Available data
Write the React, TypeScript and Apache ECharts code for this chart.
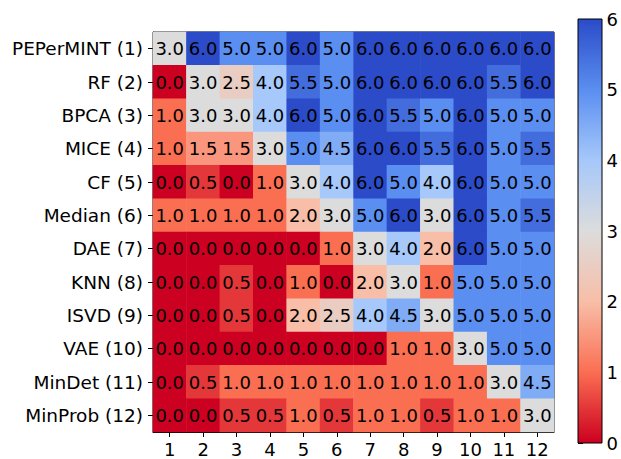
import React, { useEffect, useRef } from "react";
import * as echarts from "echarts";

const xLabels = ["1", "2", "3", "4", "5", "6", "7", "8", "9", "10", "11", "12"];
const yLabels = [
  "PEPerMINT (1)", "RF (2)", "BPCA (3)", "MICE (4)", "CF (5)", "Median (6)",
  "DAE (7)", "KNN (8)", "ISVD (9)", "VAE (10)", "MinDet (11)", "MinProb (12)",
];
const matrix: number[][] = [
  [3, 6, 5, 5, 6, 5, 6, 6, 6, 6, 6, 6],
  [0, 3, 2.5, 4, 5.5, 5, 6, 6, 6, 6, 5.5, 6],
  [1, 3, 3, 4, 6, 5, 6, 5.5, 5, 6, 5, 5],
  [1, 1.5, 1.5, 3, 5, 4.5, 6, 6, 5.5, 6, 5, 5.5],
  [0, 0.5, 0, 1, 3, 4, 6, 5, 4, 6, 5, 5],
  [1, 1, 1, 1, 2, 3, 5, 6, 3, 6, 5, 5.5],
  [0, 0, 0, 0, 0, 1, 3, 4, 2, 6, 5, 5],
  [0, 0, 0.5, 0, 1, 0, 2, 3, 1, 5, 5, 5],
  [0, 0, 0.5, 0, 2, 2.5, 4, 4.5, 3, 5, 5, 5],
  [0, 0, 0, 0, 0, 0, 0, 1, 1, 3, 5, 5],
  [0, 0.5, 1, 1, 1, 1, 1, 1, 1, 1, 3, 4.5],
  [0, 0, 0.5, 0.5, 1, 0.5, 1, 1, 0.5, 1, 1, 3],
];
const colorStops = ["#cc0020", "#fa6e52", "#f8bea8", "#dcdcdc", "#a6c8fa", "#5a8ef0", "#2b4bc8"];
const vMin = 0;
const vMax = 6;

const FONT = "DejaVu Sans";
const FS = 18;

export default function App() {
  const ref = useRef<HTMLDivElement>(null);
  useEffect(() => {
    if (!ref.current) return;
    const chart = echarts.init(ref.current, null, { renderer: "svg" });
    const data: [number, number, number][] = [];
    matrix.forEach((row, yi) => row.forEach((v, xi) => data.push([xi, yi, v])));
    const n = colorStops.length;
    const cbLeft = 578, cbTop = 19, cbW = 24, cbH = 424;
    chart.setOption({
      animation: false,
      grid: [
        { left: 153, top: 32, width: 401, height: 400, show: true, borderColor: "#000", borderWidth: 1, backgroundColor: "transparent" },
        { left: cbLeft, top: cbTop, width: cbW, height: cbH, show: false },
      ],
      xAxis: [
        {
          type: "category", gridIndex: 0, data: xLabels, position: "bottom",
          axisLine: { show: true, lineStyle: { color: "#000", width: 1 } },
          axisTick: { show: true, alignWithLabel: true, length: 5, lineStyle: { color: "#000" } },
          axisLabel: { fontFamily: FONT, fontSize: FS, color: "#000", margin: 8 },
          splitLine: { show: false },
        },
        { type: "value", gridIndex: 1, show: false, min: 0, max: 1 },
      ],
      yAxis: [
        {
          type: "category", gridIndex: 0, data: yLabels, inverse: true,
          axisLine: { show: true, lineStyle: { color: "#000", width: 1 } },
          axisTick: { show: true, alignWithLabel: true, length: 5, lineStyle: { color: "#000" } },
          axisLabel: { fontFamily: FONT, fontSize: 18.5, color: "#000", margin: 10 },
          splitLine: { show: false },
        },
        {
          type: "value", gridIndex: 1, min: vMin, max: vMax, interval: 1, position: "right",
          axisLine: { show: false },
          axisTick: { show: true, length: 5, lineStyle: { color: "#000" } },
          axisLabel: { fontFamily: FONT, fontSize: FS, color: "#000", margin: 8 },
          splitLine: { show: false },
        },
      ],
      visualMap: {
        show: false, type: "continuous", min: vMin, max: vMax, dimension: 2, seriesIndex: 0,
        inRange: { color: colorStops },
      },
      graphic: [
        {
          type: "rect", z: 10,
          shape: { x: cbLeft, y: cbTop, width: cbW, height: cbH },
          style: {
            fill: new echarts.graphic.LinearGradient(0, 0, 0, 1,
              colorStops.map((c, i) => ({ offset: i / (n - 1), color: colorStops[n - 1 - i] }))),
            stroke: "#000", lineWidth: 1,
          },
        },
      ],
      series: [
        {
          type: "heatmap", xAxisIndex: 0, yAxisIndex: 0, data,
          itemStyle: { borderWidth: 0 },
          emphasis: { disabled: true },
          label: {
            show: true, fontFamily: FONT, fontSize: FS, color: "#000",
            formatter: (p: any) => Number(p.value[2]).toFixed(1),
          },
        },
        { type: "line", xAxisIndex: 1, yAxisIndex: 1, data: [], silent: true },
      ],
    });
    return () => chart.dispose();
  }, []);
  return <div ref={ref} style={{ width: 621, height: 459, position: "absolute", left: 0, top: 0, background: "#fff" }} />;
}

Written request
Leave the images out and output the remaining material exactly as it stands.

Written solution
Write the React, TypeScript and Apache ECharts code for this chart.
import React, { useEffect, useRef } from "react";
import * as echarts from "echarts";

const xLabels = ["1", "2", "3", "4", "5", "6", "7", "8", "9", "10", "11", "12"];
const yLabels = [
  "PEPerMINT (1)", "RF (2)", "BPCA (3)", "MICE (4)", "CF (5)", "Median (6)",
  "DAE (7)", "KNN (8)", "ISVD (9)", "VAE (10)", "MinDet (11)", "MinProb (12)",
];
const matrix: number[][] = [
  [3, 6, 5, 5, 6, 5, 6, 6, 6, 6, 6, 6],
  [0, 3, 2.5, 4, 5.5, 5, 6, 6, 6, 6, 5.5, 6],
  [1, 3, 3, 4, 6, 5, 6, 5.5, 5, 6, 5, 5],
  [1, 1.5, 1.5, 3, 5, 4.5, 6, 6, 5.5, 6, 5, 5.5],
  [0, 0.5, 0, 1, 3, 4, 6, 5, 4, 6, 5, 5],
  [1, 1, 1, 1, 2, 3, 5, 6, 3, 6, 5, 5.5],
  [0, 0, 0, 0, 0, 1, 3, 4, 2, 6, 5, 5],
  [0, 0, 0.5, 0, 1, 0, 2, 3, 1, 5, 5, 5],
  [0, 0, 0.5, 0, 2, 2.5, 4, 4.5, 3, 5, 5, 5],
  [0, 0, 0, 0, 0, 0, 0, 1, 1, 3, 5, 5],
  [0, 0.5, 1, 1, 1, 1, 1, 1, 1, 1, 3, 4.5],
  [0, 0, 0.5, 0.5, 1, 0.5, 1, 1, 0.5, 1, 1, 3],
];
const colorStops = ["#cc0020", "#fa6e52", "#f8bea8", "#dcdcdc", "#a6c8fa", "#5a8ef0", "#2b4bc8"];
const vMin = 0;
const vMax = 6;

const FONT = "DejaVu Sans";
const FS = 18;

export default function App() {
  const ref = useRef<HTMLDivElement>(null);
  useEffect(() => {
    if (!ref.current) return;
    const chart = echarts.init(ref.current, null, { renderer: "svg" });
    const data: [number, number, number][] = [];
    matrix.forEach((row, yi) => row.forEach((v, xi) => data.push([xi, yi, v])));
    const n = colorStops.length;
    const cbLeft = 578, cbTop = 19, cbW = 24, cbH = 424;
    chart.setOption({
      animation: false,
      grid: [
        { left: 153, top: 32, width: 401, height: 400, show: true, borderColor: "#000", borderWidth: 1, backgroundColor: "transparent" },
        { left: cbLeft, top: cbTop, width: cbW, height: cbH, show: false },
      ],
      xAxis: [
        {
          type: "category", gridIndex: 0, data: xLabels, position: "bottom",
          axisLine: { show: true, lineStyle: { color: "#000", width: 1 } },
          axisTick: { show: true, alignWithLabel: true, length: 5, lineStyle: { color: "#000" } },
          axisLabel: { fontFamily: FONT, fontSize: FS, color: "#000", margin: 8 },
          splitLine: { show: false },
        },
        { type: "value", gridIndex: 1, show: false, min: 0, max: 1 },
      ],
      yAxis: [
        {
          type: "category", gridIndex: 0, data: yLabels, inverse: true,
          axisLine: { show: true, lineStyle: { color: "#000", width: 1 } },
          axisTick: { show: true, alignWithLabel: true, length: 5, lineStyle: { color: "#000" } },
          axisLabel: { fontFamily: FONT, fontSize: 18.5, color: "#000", margin: 10 },
          splitLine: { show: false },
        },
        {
          type: "value", gridIndex: 1, min: vMin, max: vMax, interval: 1, position: "right",
          axisLine: { show: false },
          axisTick: { show: true, length: 5, lineStyle: { color: "#000" } },
          axisLabel: { fontFamily: FONT, fontSize: FS, color: "#000", margin: 8 },
          splitLine: { show: false },
        },
      ],
      visualMap: {
        show: false, type: "continuous", min: vMin, max: vMax, dimension: 2, seriesIndex: 0,
        inRange: { color: colorStops },
      },
      graphic: [
        {
          type: "rect", z: 10,
          shape: { x: cbLeft, y: cbTop, width: cbW, height: cbH },
          style: {
            fill: new echarts.graphic.LinearGradient(0, 0, 0, 1,
              colorStops.map((c, i) => ({ offset: i / (n - 1), color: colorStops[n - 1 - i] }))),
            stroke: "#000", lineWidth: 1,
          },
        },
      ],
      series: [
        {
          type: "heatmap", xAxisIndex: 0, yAxisIndex: 0, data,
          itemStyle: { borderWidth: 0 },
          emphasis: { disabled: true },
          label: {
            show: true, fontFamily: FONT, fontSize: FS, color: "#000",
            formatter: (p: any) => Number(p.value[2]).toFixed(1),
          },
        },
        { type: "line", xAxisIndex: 1, yAxisIndex: 1, data: [], silent: true },
      ],
    });
    return () => chart.dispose();
  }, []);
  return <div ref={ref} style={{ width: 621, height: 459, position: "absolute", left: 0, top: 0, background: "#fff" }} />;
}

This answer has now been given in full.